What’s going on here? The first detail to note is that the affiliated link was an autofill, not a redirect. The official response clears up what’s going on here. Brave has an option, on by default, to show “Brave suggested sites” as part of the autofill list. These are sponsored links, and have a global referral code baked into the link. According to the official response, it was unintended for the sponsored suggested link to show up first in the list of autocompletes, where it was automatically selected by hitting enter.

GNUTLS 1.3 Compromise

A bug in GnuTLS was recently reported, where session resumption could be abused by a malicious server to launch a MitM attack against a TLS connection. Session resumption is built into the TLS 1.3 protocol, and is a way to avoid a full TLS handshake when a client re-connects to the server. Instead, on initial connection, the server sends an encrypted session snapshot — a session ticket. Because it’s encrypted by the server, the client can’t extract any data from the ticket. On a reconnection, the session ticket is sent instead of the normal handshake, and the included session data is used to resume the encrypted TLS connection.

It’s a good scheme, so long as the session ticket encryption is solid. On the other hand, if a server fails to set a good encryption key, then this scheme is just asking for problems. GnuTLS, up until a few days ago, seemed to be using an encryption key of all zeroes. It’s an unfortunate mistake, and a dangerous one. When a client sends the session ticket to a hostile server, it’s easily decrypted, and the client believes it’s talking to the original server.

Smart Contract Malware

The cryptocurrency world is a developing target for malware. Case in point, a malicious contract that was recently discovered on the Ethereum blockchain. This particular contract is reminiscent of the attack on The Dao back in 2016.

The big selling point of Ethereum is the smart contract. It’s a way to embed code into a blockchain, and automatically run that code on certain conditions. If we’ve learned anything from history like the obfuscated C contest, it’s that code isn’t always what it seems.

In this case, the problem is a reentry vulnerability. If another smart contract makes a withdrawal, this second smart contract has an opportunity to run its own code as a part of the withdrawal action. When that happens, it’s possible to make a call back into the vulnerable contract, and continue extracting money. The attack on a vulnerable contract like this one goes as follows: Deposit at least 1 ETH, which grants the right to make a withdrawal. Wait until others have invested in the same contract, and then use the vulnerability to withdraw everyone’s funds.

But hang on, this isn’t just a vulnerable contract, it’s a malicious one. The part of the contract that allows withdrawing money has a catch: only the creator of the contract is actually able to withdraw any funds. The whole thing is a malicious honeypot. The contract appears to contain an exploitable vulnerability, but really it steals the 1 Ether price of entry from anyone looking to drain the funds.

Breaking CMD.EXE

This is just fun, but as Microsoft doesn’t consider it a real security threat, it still works in Windows 10.

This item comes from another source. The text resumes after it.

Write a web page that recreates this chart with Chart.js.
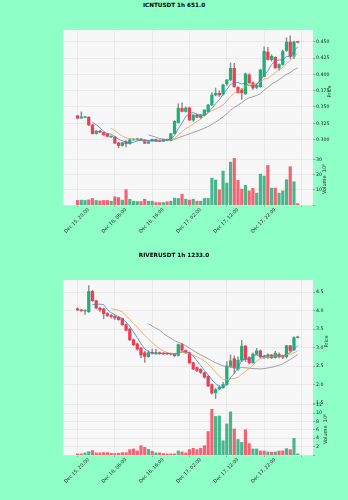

cmd.exe /c "ping 127.0.0.1/../../../../../../../../../../windows/system32/calc.exe"

What’s the story here? Cmd.exe is first trying to interpret the string as a relative path. “ping 127.0.0.1/” and the first “../” essentially cancel each other out. It’s not a vulnerability per se, but I can only imagine that this particular unexpected behavior could be abused. Imagine a ping test that takes a user input, and uses the cmd /c command to run the test. If user input isn’t sanitized, this quirk can be abused to run an arbitrary command.

Edit: Somehow I missed giving credit to [Julian Horoszkiewicz], who discovered this interesting issue.

2 thoughts on “This Week In Security: Crosstalk, TLS Resumption, And Brave Shenanigans

  1. CONFIG_RANDOM_TRUST_CPU

    Assume that CPU manufacturer (e.g., Intel or AMD for RDSEED or
    RDRAND, IBM for the S390 and Power PC architectures) is trustworthy
    for the purposes of initializing Linux’s CRNG. Since this is not
    something that can be independently audited, this amounts to trusting
    that CPU manufacturer (perhaps with the insistence or mandate
    of a Nation State’s intelligence or law enforcement agencies)
    has not installed a hidden back door to compromise the CPU’s
    random number generation facilities. This can also be configured
    at boot with “random.trust_cpu=on/off”.